What is a quality adjusted life year (QALY)?
- Oct 15
- 1 min read
In a prior MRBC blog by Dr Jonathan Gravel about the cost-effectiveness of the Scottish Emergency Medical Retrieval System, he discussed cost-effectiveness as measured using QALYs. We thought it would be helpful to conduct a deep dive to provide a more detailed explanation of the QALY as a measure of cost-effectiveness or value. The QALY is a measure used to assess the economic value of medical interventions by combining how long a person lives with how well they live (i.e., their quality of life).

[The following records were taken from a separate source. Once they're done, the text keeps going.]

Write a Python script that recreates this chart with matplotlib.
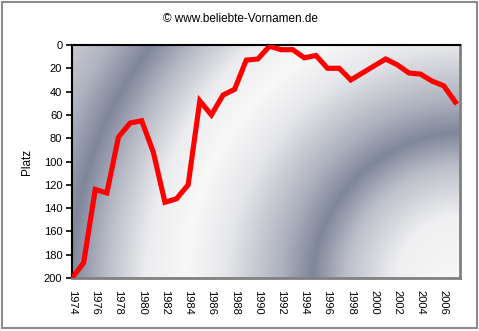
import numpy as np
import matplotlib
matplotlib.use("Agg")
from matplotlib import pyplot as plt
from matplotlib.patches import Rectangle

jahre = list(range(1974, 2008))
platz = [200, 187, 124, 127, 79, 67, 65, 92, 135, 132, 120, 48, 60, 43, 38, 13, 12, 1,
         4, 4, 11, 9, 20, 20, 30, 24, 18, 12, 17, 24, 25, 31, 35, 49]
y_ticks = list(range(0, 201, 20))
x_ticks = list(range(1974, 2007, 2))

plt.rcParams['font.family'] = ['Liberation Sans', 'DejaVu Sans']

fig = plt.figure(figsize=(4.79, 3.31), dpi=100)
ax = fig.add_axes([72 / 479, 1 - 278 / 331, 388 / 479, 233 / 331])

# radial shading behind the plot, centred near the lower right corner
h, w = 233, 388
yy, xx = np.mgrid[0:h, 0:w]
r = np.hypot(xx - 393, yy - 240)
stops_r = [0, 70, 120, 153, 185, 240, 280, 320, 362, 395, 430, 490]
stops_v = [1.0, 0.93, 0.5, 0.0, 0.38, 0.85, 1.0, 0.9, 0.45, 0.0, 0.4, 0.78]
v = np.interp(r, stops_r, stops_v)
dunkel = np.array([128, 134, 155]) / 255
hell = np.array([248, 248, 248]) / 255
img = dunkel + (hell - dunkel) * v[..., None]
ax.imshow(img, extent=[0, 1, 0, 1], transform=ax.transAxes, aspect='auto',
          origin='upper', zorder=0, interpolation='bilinear')

ax.plot(jahre, platz, color='#ff0000', lw=3.7, solid_joinstyle='miter', zorder=3)

ax.set_xlim(1974, 2007.4)
ax.set_ylim(200, 0)
ax.set_yticks(y_ticks)
ax.set_xticks(x_ticks)
ax.set_xticklabels([str(j) for j in x_ticks], rotation=270, fontsize=8)
ax.tick_params(axis='y', direction='out', length=4, width=1.2, labelsize=8, pad=3)
ax.tick_params(axis='x', length=0, pad=9)
for lab in ax.get_xticklabels():
    lab.set_va('top')
    lab.set_ha('center')
ax.set_ylabel('Platz', fontsize=8.5, labelpad=8)

ax.spines['left'].set_color('black')
ax.spines['left'].set_linewidth(1.5)
ax.spines['top'].set_color('black')
ax.spines['top'].set_linewidth(1.5)
ax.spines['right'].set_color('#808080')
ax.spines['right'].set_linewidth(2)
ax.spines['bottom'].set_color('#808080')
ax.spines['bottom'].set_linewidth(2)

fig.text(240 / 479, 1 - 19 / 331, '© www.beliebte-Vornamen.de', ha='center', va='center',
         fontsize=8.5)

fig.patches.append(Rectangle((1.5 / 479, 1 - 327.5 / 331), 475.5 / 479, 326 / 331,
                             transform=fig.transFigure, fill=False, edgecolor='#8c8c8c',
                             lw=1.5))

fig.savefig('out.png', dpi=100)
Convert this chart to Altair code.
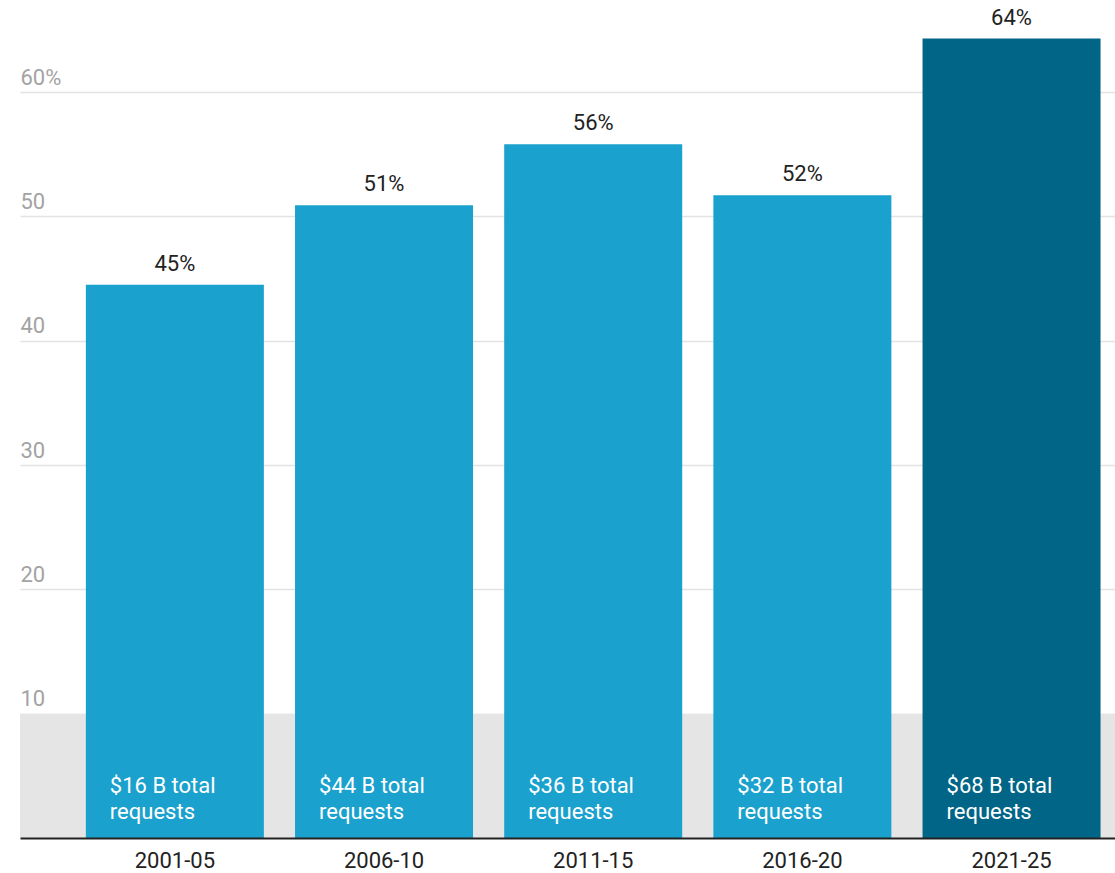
import altair as alt
import pandas as pd

periods = ["2001-05", "2006-10", "2011-15", "2016-20", "2021-25"]
shares = [44.5, 50.9, 55.8, 51.7, 64.3]
share_labels = ["45%", "51%", "56%", "52%", "64%"]
request_labels = [
    "$16 B total\nrequests",
    "$44 B total\nrequests",
    "$36 B total\nrequests",
    "$32 B total\nrequests",
    "$68 B total\nrequests",
]
groups = ["past", "past", "past", "past", "current"]
y_ticks = [10, 20, 30, 40, 50, 60]
band_low = [0]
band_high = [10]

df = pd.DataFrame({
    "period": periods,
    "share": shares,
    "label": share_labels,
    "req": request_labels,
    "group": groups,
})
band_df = pd.DataFrame({"lo": band_low, "hi": band_high})

W, H = 1095, 838
FONT = "Roboto"
YMAX = 67.4

x_scale = alt.Scale(paddingInner=0.149, paddingOuter=0.192, align=0.82)
y_scale = alt.Scale(domain=[0, YMAX], nice=False, zero=True)

x_axis = alt.Axis(
    labelAngle=0, ticks=False, labelPadding=12, domainColor="#222222",
    domainWidth=2, labelColor="#222222", labelFontSize=22, labelFont=FONT,
    grid=False, zindex=1,
)
y_axis = alt.Axis(
    values=y_ticks,
    labelExpr="datum.value == 60 ? '60%' : datum.label",
    ticks=False, domain=False, labelAlign="left", labelPadding=0,
    labelBaseline="alphabetic", labelOffset=-8, labelColor="#a3a3a3",
    labelFontSize=22, labelFont=FONT, grid=True, gridColor="#e3e3e3",
    gridWidth=1.5,
)

band = alt.Chart(band_df).mark_rect(color="#e5e5e5").encode(
    x=alt.value(0),
    x2=alt.value("width"),
    y=alt.Y("lo:Q", scale=y_scale, title=None),
    y2="hi:Q",
)

bars = alt.Chart(df).mark_bar().encode(
    x=alt.X("period:N", sort=periods, title=None, scale=x_scale, axis=x_axis),
    y=alt.Y("share:Q", scale=y_scale, title=None, axis=y_axis),
    color=alt.Color(
        "group:N",
        scale=alt.Scale(domain=["past", "current"], range=["#1ba1cd", "#006587"]),
        legend=None,
    ),
)

top_text = alt.Chart(df).mark_text(
    baseline="alphabetic", dy=-14, fontSize=22, font=FONT, color="#222222"
).encode(
    x=alt.X("period:N", sort=periods),
    y=alt.Y("share:Q"),
    text="label:N",
)

inner_text = alt.Chart(df).mark_text(
    align="left", baseline="alphabetic", dx=24, dy=-45, fontSize=22,
    font=FONT, color="white", lineBreak="\n", lineHeight=26,
).encode(
    x=alt.X("period:N", sort=periods, bandPosition=0),
    y=alt.datum(0),
    text="req:N",
)

chart = alt.layer(band, bars, top_text, inner_text).properties(
    width=W, height=H,
    padding={"left": 20, "top": 0, "right": 0, "bottom": 0},
).configure(font=FONT, background="white").configure_view(stroke=None)

chart.save("out.html", embed_options={"renderer": "svg", "actions": False})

A QALY is calculated by multiplying the time spent in a health state by its utility score, which ranges from 0 (death) to 1 (full health), with everything in between representing less-than-perfect health. These utility scores reflect perceived quality of life and consider multiple dimensions, including mobility, pain, and anxiety.
The difference in QALYs between standard care and a potential intervention indicates added benefit and is often expressed as additional QALYs gained (as nicely depicted here and reproduced below).

Figure Source: https://pmc.ncbi.nlm.nih.gov/articles/PMC10173991/
QALYs are widely used in health economics to evaluate treatment effectiveness (cost-utility analysis) and provide a common metric for comparing interventions and modelling long-term outcomes with changing health states. QALYs help guide decision-makers about which treatments offer the best value or whether a new drug, procedure, or intervention should be covered by insurance or public health systems.
While Canada does not have an explicit threshold, when the cost per QALY is below $50,000, the interventions is generally considered cost-effective.
Maaike de Vries PhD is an applied health researcher at The Conference Board of Canada. Her work uses value-based healthcare approaches and aims to inform health system decision-makers.